Ce carton en noir et blanc est un projet pour un vitrail dont la localisation n’a pas encore pu être identifiée.
Bien que ce carton ne soit pas signé par l’artiste cartonnier, il est indiscutable qu’il est de la main de Raymond Buchs, grâce à sa comparaison stylistique avec les cycles contemporains d’Onnens (1911-1913) et du Jaun (1908-1910). On retrouve non seulement la précision du trait et le souci du détail animant chacune de ses oeuvres, mais également ce style classique qui lui est propre. En 1911, Buchs est de retour d’Allemagne où il a initié, parallèlement à ses créations verrières, une belle carrière de graphiste (Rudaz, 2001a, p. 13-15). Il continue de travailler pour l’atelier Kirsch & Fleckner, où il a fait son apprentissage entre 1894 et 1897 et pour lequel il n’a cessé de travailler depuis l’étranger (Rudaz, 2001b, p. 20). Il collabore avec lui jusqu’en 1913, année où il abandonne définitivement le vitrail, n’étant plus en phase avec les exigences des paroisses et souffrant vraisemblablement d’une absence de reconnaissance.

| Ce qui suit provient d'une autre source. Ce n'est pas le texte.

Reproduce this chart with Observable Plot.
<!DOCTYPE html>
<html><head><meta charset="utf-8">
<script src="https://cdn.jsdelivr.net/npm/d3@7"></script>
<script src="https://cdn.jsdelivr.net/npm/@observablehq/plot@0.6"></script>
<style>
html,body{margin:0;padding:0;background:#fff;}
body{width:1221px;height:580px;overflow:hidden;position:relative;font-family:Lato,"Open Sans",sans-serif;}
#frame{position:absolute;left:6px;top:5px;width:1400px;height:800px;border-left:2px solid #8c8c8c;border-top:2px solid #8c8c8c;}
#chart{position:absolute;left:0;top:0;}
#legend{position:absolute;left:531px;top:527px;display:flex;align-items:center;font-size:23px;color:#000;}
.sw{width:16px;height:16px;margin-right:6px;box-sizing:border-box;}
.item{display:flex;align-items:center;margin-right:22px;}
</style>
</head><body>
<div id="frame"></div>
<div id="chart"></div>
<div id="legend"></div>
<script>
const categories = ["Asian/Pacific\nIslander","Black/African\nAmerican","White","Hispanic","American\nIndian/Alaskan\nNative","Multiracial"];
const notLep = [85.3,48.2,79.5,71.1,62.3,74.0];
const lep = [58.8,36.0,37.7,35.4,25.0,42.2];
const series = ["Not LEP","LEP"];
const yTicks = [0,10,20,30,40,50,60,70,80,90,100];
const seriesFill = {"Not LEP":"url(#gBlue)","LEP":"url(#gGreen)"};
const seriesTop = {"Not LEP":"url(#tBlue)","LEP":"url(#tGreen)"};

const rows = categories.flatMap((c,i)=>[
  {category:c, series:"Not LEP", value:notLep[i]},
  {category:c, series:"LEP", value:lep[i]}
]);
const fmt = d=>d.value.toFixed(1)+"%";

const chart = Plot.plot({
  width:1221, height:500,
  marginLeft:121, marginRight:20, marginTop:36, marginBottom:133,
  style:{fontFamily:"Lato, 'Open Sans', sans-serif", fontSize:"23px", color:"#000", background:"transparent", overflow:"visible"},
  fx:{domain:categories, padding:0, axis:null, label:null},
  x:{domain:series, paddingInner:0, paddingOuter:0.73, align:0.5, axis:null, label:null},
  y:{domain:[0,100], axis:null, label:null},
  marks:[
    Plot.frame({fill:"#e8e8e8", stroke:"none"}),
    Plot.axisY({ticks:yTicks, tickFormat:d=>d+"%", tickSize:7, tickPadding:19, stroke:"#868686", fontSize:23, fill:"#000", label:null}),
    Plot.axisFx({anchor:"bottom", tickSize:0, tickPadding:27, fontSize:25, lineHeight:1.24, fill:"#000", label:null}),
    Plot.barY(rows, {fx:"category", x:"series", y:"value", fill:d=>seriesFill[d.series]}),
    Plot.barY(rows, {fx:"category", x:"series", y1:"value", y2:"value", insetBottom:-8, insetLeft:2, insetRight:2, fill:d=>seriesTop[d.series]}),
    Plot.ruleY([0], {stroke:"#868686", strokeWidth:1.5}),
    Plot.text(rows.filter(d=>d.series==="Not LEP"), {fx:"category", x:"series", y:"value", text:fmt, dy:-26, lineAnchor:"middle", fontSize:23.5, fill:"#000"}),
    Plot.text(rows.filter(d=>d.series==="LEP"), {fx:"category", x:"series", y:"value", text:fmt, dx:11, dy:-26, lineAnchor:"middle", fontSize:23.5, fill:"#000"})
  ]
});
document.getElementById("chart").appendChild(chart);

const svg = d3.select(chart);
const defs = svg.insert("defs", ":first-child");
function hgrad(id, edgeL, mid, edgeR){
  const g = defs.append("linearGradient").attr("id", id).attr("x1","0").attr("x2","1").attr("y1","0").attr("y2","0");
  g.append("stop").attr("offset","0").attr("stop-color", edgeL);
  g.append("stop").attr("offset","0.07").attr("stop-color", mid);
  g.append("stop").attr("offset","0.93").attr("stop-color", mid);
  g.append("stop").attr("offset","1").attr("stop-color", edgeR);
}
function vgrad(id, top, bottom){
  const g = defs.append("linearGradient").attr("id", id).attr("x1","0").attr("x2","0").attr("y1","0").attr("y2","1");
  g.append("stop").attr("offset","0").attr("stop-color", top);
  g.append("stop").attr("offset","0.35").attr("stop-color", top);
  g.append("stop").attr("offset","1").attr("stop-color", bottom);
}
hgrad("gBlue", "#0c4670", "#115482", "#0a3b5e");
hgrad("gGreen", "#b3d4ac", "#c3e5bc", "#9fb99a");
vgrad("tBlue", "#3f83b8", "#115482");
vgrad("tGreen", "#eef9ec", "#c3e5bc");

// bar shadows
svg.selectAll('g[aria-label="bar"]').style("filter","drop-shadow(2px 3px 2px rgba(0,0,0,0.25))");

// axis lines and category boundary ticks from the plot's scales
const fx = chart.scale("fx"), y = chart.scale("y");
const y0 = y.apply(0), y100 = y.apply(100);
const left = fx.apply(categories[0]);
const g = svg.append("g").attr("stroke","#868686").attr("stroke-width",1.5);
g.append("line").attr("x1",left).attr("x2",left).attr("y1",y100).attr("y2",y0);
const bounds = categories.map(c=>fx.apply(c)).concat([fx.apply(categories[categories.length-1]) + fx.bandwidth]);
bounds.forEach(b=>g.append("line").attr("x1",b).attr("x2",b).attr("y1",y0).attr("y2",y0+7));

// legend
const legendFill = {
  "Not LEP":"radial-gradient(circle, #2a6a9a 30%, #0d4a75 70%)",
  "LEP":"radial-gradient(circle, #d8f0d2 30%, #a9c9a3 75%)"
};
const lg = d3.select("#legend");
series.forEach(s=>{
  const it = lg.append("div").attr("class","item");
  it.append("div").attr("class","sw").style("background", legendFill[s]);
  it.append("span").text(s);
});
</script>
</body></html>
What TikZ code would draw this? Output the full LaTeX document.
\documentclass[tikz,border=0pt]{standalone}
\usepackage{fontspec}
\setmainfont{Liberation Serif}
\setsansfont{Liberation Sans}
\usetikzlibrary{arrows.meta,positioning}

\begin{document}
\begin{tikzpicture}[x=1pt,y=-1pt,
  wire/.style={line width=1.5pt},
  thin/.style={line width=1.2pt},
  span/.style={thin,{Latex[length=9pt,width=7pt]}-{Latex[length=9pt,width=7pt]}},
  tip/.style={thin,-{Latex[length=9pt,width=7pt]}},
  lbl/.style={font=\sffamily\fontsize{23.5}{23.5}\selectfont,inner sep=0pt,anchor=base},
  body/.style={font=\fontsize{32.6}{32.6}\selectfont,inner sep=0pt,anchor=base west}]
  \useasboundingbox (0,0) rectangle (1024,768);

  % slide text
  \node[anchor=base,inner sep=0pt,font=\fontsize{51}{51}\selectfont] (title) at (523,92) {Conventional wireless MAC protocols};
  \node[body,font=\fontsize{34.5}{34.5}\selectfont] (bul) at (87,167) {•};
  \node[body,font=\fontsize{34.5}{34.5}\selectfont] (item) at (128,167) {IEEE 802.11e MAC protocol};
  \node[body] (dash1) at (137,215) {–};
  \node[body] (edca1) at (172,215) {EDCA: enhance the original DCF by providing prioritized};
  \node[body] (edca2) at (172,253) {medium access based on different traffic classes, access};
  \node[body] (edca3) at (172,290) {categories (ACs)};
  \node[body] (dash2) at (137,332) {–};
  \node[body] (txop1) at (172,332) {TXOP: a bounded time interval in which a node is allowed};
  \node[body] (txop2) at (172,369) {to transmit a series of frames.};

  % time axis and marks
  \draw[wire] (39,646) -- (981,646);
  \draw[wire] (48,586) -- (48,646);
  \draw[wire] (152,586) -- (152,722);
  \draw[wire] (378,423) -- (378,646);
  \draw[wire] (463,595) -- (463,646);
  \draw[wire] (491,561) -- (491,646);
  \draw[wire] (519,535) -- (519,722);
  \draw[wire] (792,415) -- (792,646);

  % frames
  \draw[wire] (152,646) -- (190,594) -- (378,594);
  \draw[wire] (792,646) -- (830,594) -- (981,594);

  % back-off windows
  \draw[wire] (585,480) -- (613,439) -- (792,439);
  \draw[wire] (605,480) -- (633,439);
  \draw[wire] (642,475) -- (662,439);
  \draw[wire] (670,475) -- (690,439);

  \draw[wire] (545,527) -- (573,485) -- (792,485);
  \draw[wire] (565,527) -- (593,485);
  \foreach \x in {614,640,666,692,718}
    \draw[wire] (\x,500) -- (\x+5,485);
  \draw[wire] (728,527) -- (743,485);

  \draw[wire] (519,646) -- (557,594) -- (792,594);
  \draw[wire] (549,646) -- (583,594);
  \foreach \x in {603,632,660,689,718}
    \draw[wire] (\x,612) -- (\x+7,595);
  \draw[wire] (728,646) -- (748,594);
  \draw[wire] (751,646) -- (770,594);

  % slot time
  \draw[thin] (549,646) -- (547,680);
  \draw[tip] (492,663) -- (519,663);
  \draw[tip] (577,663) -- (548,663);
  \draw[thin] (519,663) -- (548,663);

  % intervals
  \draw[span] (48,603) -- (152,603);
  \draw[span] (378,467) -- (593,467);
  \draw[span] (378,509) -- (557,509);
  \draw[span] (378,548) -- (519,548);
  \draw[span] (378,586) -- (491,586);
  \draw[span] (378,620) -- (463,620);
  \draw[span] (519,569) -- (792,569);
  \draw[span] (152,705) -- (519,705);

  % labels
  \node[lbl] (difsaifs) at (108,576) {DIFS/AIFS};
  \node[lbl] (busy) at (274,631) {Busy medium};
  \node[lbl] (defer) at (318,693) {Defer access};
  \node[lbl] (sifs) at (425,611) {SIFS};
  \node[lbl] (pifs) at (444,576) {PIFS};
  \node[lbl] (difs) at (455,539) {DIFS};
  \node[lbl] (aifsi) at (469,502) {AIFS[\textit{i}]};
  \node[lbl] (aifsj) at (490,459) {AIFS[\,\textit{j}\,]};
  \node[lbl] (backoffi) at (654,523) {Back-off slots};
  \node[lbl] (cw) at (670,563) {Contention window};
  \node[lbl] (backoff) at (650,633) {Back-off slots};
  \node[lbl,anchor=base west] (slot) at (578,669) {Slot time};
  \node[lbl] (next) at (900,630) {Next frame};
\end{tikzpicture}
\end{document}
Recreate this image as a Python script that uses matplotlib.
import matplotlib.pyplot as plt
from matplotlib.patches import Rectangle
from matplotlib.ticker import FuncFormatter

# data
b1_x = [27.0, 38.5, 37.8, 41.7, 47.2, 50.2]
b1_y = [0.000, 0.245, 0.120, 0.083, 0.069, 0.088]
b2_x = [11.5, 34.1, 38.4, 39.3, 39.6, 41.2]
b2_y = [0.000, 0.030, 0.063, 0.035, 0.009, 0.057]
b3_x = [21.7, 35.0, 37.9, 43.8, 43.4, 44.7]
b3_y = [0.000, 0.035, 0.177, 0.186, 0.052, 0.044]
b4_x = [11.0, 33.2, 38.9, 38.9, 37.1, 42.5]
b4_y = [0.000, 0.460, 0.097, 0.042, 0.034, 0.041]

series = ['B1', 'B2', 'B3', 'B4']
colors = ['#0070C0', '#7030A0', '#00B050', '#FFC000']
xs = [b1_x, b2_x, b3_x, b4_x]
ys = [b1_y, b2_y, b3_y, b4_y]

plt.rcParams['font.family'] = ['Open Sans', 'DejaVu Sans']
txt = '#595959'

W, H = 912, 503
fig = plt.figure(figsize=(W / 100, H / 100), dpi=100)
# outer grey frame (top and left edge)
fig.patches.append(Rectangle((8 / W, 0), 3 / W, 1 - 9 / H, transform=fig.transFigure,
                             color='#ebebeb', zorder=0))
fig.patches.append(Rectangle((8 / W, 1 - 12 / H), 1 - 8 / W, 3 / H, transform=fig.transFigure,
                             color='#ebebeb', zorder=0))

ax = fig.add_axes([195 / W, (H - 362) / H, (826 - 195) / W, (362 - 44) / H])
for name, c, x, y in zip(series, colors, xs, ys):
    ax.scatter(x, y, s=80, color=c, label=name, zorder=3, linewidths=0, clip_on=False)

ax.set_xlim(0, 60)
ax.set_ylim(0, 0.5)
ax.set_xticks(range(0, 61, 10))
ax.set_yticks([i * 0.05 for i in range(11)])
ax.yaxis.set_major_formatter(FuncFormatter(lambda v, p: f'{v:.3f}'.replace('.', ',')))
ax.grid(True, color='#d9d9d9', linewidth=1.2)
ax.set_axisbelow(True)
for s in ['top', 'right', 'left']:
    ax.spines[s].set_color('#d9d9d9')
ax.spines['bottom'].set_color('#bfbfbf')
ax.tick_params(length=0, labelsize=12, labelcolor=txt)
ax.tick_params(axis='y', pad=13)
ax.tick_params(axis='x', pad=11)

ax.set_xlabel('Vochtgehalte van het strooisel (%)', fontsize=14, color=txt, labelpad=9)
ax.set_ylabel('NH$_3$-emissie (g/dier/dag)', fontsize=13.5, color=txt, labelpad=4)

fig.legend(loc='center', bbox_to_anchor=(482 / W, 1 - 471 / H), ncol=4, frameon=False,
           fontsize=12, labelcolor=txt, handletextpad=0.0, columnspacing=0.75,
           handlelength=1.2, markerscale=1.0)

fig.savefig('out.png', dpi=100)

Ce carton est très proche de deux autres projets sur le même thème qui sont également de la main de Raymond Buchs (KF_798 et KF_795) et d’un vitrail réalisé en 1910 pour la cure du Jaun (VMR_10038).
L’un de ces cartons (KF_798) est une version pour l’une des deux verrières du choeur de l’église de Neirivue, dont la réalisation date de 1910. Composé dans des proportions un peu différentes, Bernadette Soubirous est placée plus près de la Vierge. Vêtue autrement, elle porte un châle à franges sur ses épaules, elle ne tient pas de cierge mais a les mains ouvertes devant elle. La végétation sur les roches entourant la Vierge a également disparu, et le nimbe de celle-ci est sans inscription (contrairement au vitrail).
Un autre carton similaire (KF_795) est une version pour un vitrail posé à l’église de Villaraboud, datant de 1911. Il lui ressemble beaucoup, à la différence de la tenue de Bernadette Soubirous et de l’ajout d’un cierge qu’elle tient dans sa main. Il y a également plus de végétation sur les roches autour de la Vierge et le nimbe de celle-ci est orné de l’inscription : “Je suis l’Immaculée Conseption” (faute dans le texte).
La comparaison du vitrail de la cure du Jaun (VMR_10038) avec ce carton montre de très grandes similarités, à la différence de quelques détails comme le vêtement de Bernadette Soubirous et la position de ses mains. Sur ce carton, elles sont jointes et tiennent un chapelet, alors que sur le vitrail Bernadette porte un cierge allumé. Une végétation clairsemée apparaît sur la partie gauche des rochers sur ce projet, mais celle-ci est absente sur la verrière.
Ces variations autour d’une même composition sont intéressantes. Elles démontrent que l’artiste s’est basé sur un même modèle (dessin issu d’un cahier de modèles utilisé par de nombreux artistes illustrant les thèmes iconographiques les plus populaires) qui a ensuite été adapté selon son imagination, les souhaits des commanditaires et les contraintes liées au format de chaque création. Ce carton n’ayant pas encore pu être rattaché à une église, il est cependant impossible de déterminer lequel de ces projets a été réalisé en premier. Ils ont vraisemblablement été conçus dans les mêmes années.
L’attribution à Raymond Buchs de l’ensemble de ces cartons et du vitrail du Jaun, possible grâce à la comparaison stylistique avec des cycles qui lui sont attribués de manière sûre (Onnens, le Jaun, Neryuz, Villarlod), démontre la grande productivité de cet artiste. Il demeure cependant anonyme, puisqu’aucun vitrail ne porte sa signature (alors que plusieurs de ses cartons sont signés), à l’exception de deux petits vitraux réalisés en 1897 pour la tribune de l’église d’Ueberstorf, probablement son travail de fin d’apprentissage, et son dernier vitrail réalisé en 1913 pour la cage d’escalier de l’école du Bourg à Fribourg, qui porte sa signature en lettres majuscules. Cet anonymat, lorsqu’il rentre en Suisse en 1911, n’a pu le laisser indifférent et est aussi probablement une des raisons qui lui ont fait abandonner le vitrail.